Para el Angel que avivó la tinta

Por Eduardo RH

El insistente sonido de la alarma rompe los sueños. Es hora de levantarse, ir al baño a sacar todo aquello que sobra y lavarse la cara para borrar todo vestigio de dicha. Encaminase a la cocina para tragar algo y tener con qué sobrellevar la aridez de la jornada. Vestirse, cubrirse bien la cara y salir a jugarse la vida en el transporte urbano. Llegar al trabajo, saludar a los acompañantes de calvario, encender y poner en funcionamiento todo para que esté listo a las nueve en punto. El dueño llega 10 minutos antes a supervisar que estén en sus puestos y la mercancía disponible para la venta.

La hora llega y el ritual se cumple. Las puertas se abren y los empleados quedan a la expectativa temiendo que el mensajero de la muerte llegue disfrazado de cliente. Él es el encargado de recibirlos. Todos confían en su buen juicio para tomar la temperatura y descubrir los imperceptibles signos externos: alguna tos, un nerviosismo en los ojos, un ligero temblor. Es una responsabilidad muy grande. Ellos tienen familia que cuidar y nadie quiere llevarse la semilla de la desgracia al hogar.

Las horas pasan con aterradora lentitud. El tiempo no tiene prisa en irse, aunque los corazones cabalguen desbocados dentro de los angustiados pechos. Después de 10 tortuosas horas, un mal almuerzo y el intercambio de tres palabras con sus compañeros, al fin puede volver a casa. Otra vez debe embozarse, esterilizarse y cuidarse. Los autobuses urbanos son nidos infestados de chinches virales. No hay de otra, el riesgo está implícito en el regreso.

Es cosa de llegar, entrar por detrás, desnudarse y remojar toda su ropa en las cubetas preparadas para ello. Darse un baño cepillándose cada poro de la piel y cada hebra del cabello. Terminar agotado, devorado por el cansancio, y arrastrarse a la cocina a ver qué encuentra: dos panes duros y una salchicha congelada. Irse a la cama. No querer ver ninguna noticia en la televisión, ¿para qué?, todo es lo mismo: accidentes, guerras, huracanes, inundaciones, odios, protestas, tormentas, terremotos, violencia… y esa caterva de políticos empeñados en destruir el mundo y el pobre país donde vive.

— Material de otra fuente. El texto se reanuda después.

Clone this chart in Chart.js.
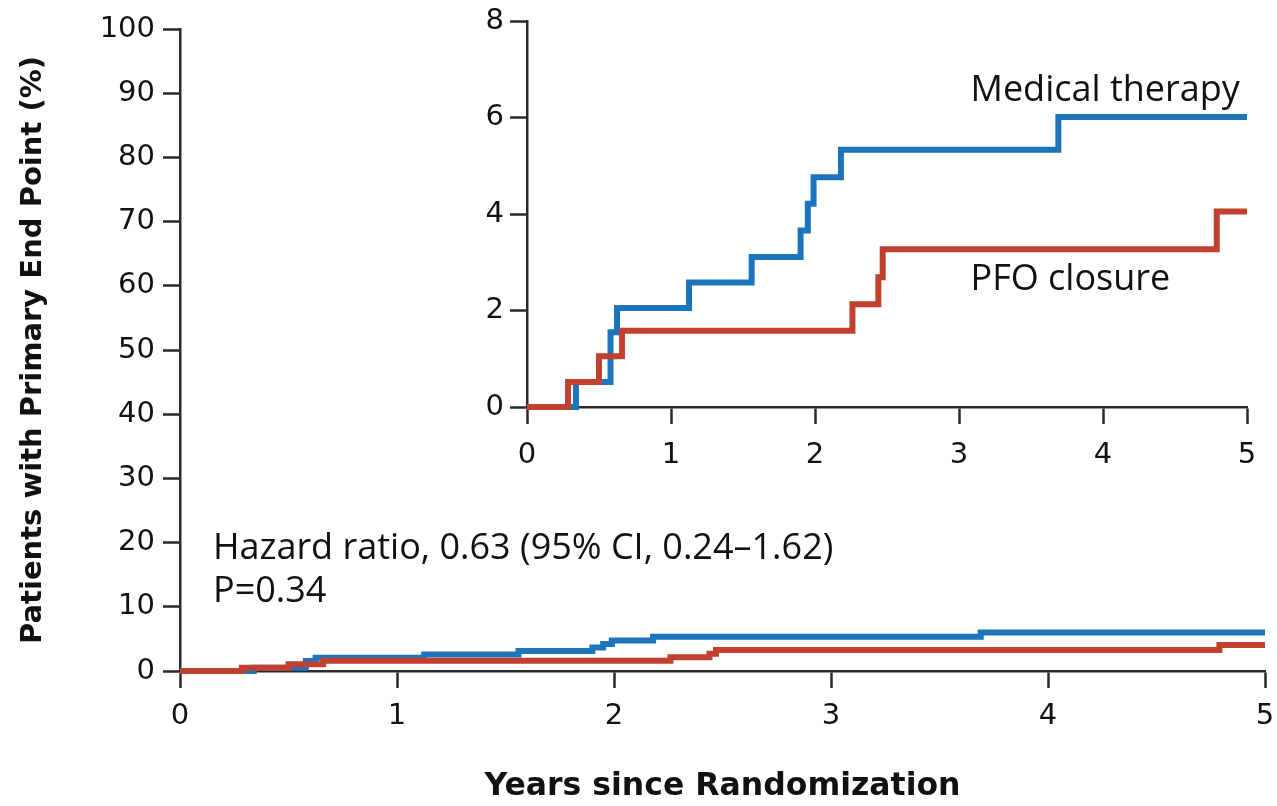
<!DOCTYPE html>
<html>
<head>
<meta charset="utf-8">
<script src="https://cdn.jsdelivr.net/npm/chart.js@4.4.1/dist/chart.umd.min.js"></script>
<style>
  html, body { margin: 0; padding: 0; background: #fff; }
  #wrap { position: relative; width: 1277px; height: 806px; }
  #mainChart { position: absolute; left: 0; top: 0; }
  #insetChart { position: absolute; left: 440px; top: 0; }
</style>
</head>
<body>
<div id="wrap">
  <canvas id="mainChart" width="1277" height="806"></canvas>
  <canvas id="insetChart" width="837" height="470"></canvas>
</div>
<script>
// Kaplan-Meier steps (years, % with primary end point)
const medicalYears = [0, 0.34, 0.58, 0.625, 1.125, 1.56, 1.90, 1.95, 1.99, 2.18, 3.69, 5];
const medicalPct   = [0, 0.52, 1.55, 2.05, 2.58, 3.11, 3.66, 4.21, 4.76, 5.33, 6.01, 6.01];
const closureYears = [0, 0.285, 0.5, 0.66, 2.26, 2.44, 2.47, 4.79, 5];
const closurePct   = [0, 0.52, 1.05, 1.58, 2.13, 2.69, 3.27, 4.05, 4.05];

const xTicks = [0, 1, 2, 3, 4, 5];
const mainYTicks = [0, 10, 20, 30, 40, 50, 60, 70, 80, 90, 100];
const insetYTicks = [0, 2, 4, 6, 8];

// text labels: [text, x (years), y (%)]
const mainNotes = [
  ['Hazard ratio, 0.63 (95% CI, 0.24\u20131.62)', 0.152, 19.0],
  ['P=0.34', 0.152, 12.3]
];
const insetNotes = [
  ['Medical therapy', 3.08, 6.56],
  ['PFO closure', 3.08, 2.64]
];

const BLUE = '#1c75bc';
const RED = '#c1402f';
const AXIS = '#2a2a2a';
const tickFont = { family: '"DejaVu Sans", sans-serif', size: 29 };
const xTitleFont = { family: '"DejaVu Sans", sans-serif', size: 31.5, weight: 'bold' };
const yTitleFont = { family: '"DejaVu Sans", sans-serif', size: 29, weight: 'bold' };
const noteFont = '36px "Open Sans", Lato, sans-serif';

function points(xs, ys) {
  return xs.map((x, i) => ({ x: x, y: ys[i] }));
}

function datasets() {
  return [
    { label: 'PFO closure', data: points(closureYears, closurePct), borderColor: RED },
    { label: 'Medical therapy', data: points(medicalYears, medicalPct), borderColor: BLUE }
  ].map(d => Object.assign(d, {
    borderWidth: 6, pointRadius: 0, stepped: true, fill: false, clip: false
  }));
}

function notesPlugin(notes) {
  return {
    id: 'notes',
    afterDraw(chart) {
      const ctx = chart.ctx;
      ctx.save();
      ctx.font = noteFont;
      ctx.fillStyle = '#111';
      ctx.textAlign = 'left';
      ctx.textBaseline = 'middle';
      notes.forEach(n => {
        ctx.fillText(n[0], chart.scales.x.getPixelForValue(n[1]), chart.scales.y.getPixelForValue(n[2]));
      });
      ctx.restore();
    }
  };
}

function axis(ticks, min, max, pad, extra) {
  return Object.assign({
    type: 'linear',
    min: min,
    max: max,
    afterBuildTicks: s => { s.ticks = ticks.map(v => ({ value: v })); },
    ticks: { font: tickFont, color: '#111', padding: pad, autoSkip: false, maxRotation: 0 },
    grid: { drawOnChartArea: false, drawTicks: true, tickLength: 17, tickWidth: 2.5, tickColor: AXIS },
    border: { display: true, color: AXIS, width: 2.5 }
  }, extra);
}

// x scales: fixed height, no extra side padding from the end labels
function xFit(h) {
  return s => { s.height = h; s.paddingLeft = 0; s.paddingRight = 0; };
}
function yFit(w) {
  return s => { s.width = w; s.paddingTop = 0; s.paddingBottom = 0; };
}

// --- main chart, 0-100 % ---
new Chart(document.getElementById('mainChart'), {
  type: 'line',
  data: { datasets: datasets() },
  options: {
    responsive: false,
    animation: false,
    layout: { padding: { top: 29, right: 12, left: 0, bottom: 0 } },
    plugins: { legend: { display: false }, tooltip: { enabled: false } },
    scales: {
      x: axis(xTicks, 0, 5, 11, {
        title: { display: true, text: 'Years since Randomization', font: xTitleFont, color: '#111', padding: { top: 0, bottom: 0 } },
        afterFit: xFit(135)
      }),
      y: axis(mainYTicks, 0, 100, 8, {
        title: { display: true, text: 'Patients with Primary End Point (%)', font: yTitleFont, color: '#111', padding: { top: 16, bottom: 0 } },
        afterFit: yFit(180)
      })
    }
  },
  plugins: [notesPlugin(mainNotes)]
});

// --- inset, 0-8 % ---
new Chart(document.getElementById('insetChart'), {
  type: 'line',
  data: { datasets: datasets() },
  options: {
    responsive: false,
    animation: false,
    layout: { padding: { top: 21, right: 30, left: 0, bottom: 0 } },
    plugins: { legend: { display: false }, tooltip: { enabled: false } },
    scales: {
      x: axis(xTicks, 0, 5, 14, { afterFit: xFit(63) }),
      y: axis(insetYTicks, 0, 8, 6, { afterFit: yFit(87) })
    }
  },
  plugins: [notesPlugin(insetNotes)]
});
</script>
</body>
</html>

Con manos temblorosas acercarse al preciado librero. Ahí reposan sus amigos, sus grandes compañeros que nunca le han fallado. ¿Qué leer hoy?: ¿la ficción infinita de Borges?, ¿la neurosis social e histórica de Vargas Llosa?, ¿el universo bíblico de Bashevis Singer?, ¿las historias polifónicas de Aleksiévich?, ¿la guerra entuértica de Grossman?, ¿o mejor las fantasías científicas de Asimov, Bradbury, Clark o Dick? Queda pensativo. Decide mejor intentar con los sueños de las bellas durmientes de Kawabata. Algo exótico, cercano a lo sublime.

Se acuesta y toma el libro como si fuera la mano de su amada. Lo abre y comienza a recorrer las palabras lentamente, una a una, sorbiendo su esencia hasta perderse en las honduras de un universo inexistente que solamente él puede recrear en su mente. Ya nada importa: ni el sucio y maldito trabajo, ni el desagradable sin sentido de la vida, ni la pastosa y ominosa muerte. Solo existe su ignoto mundo y él.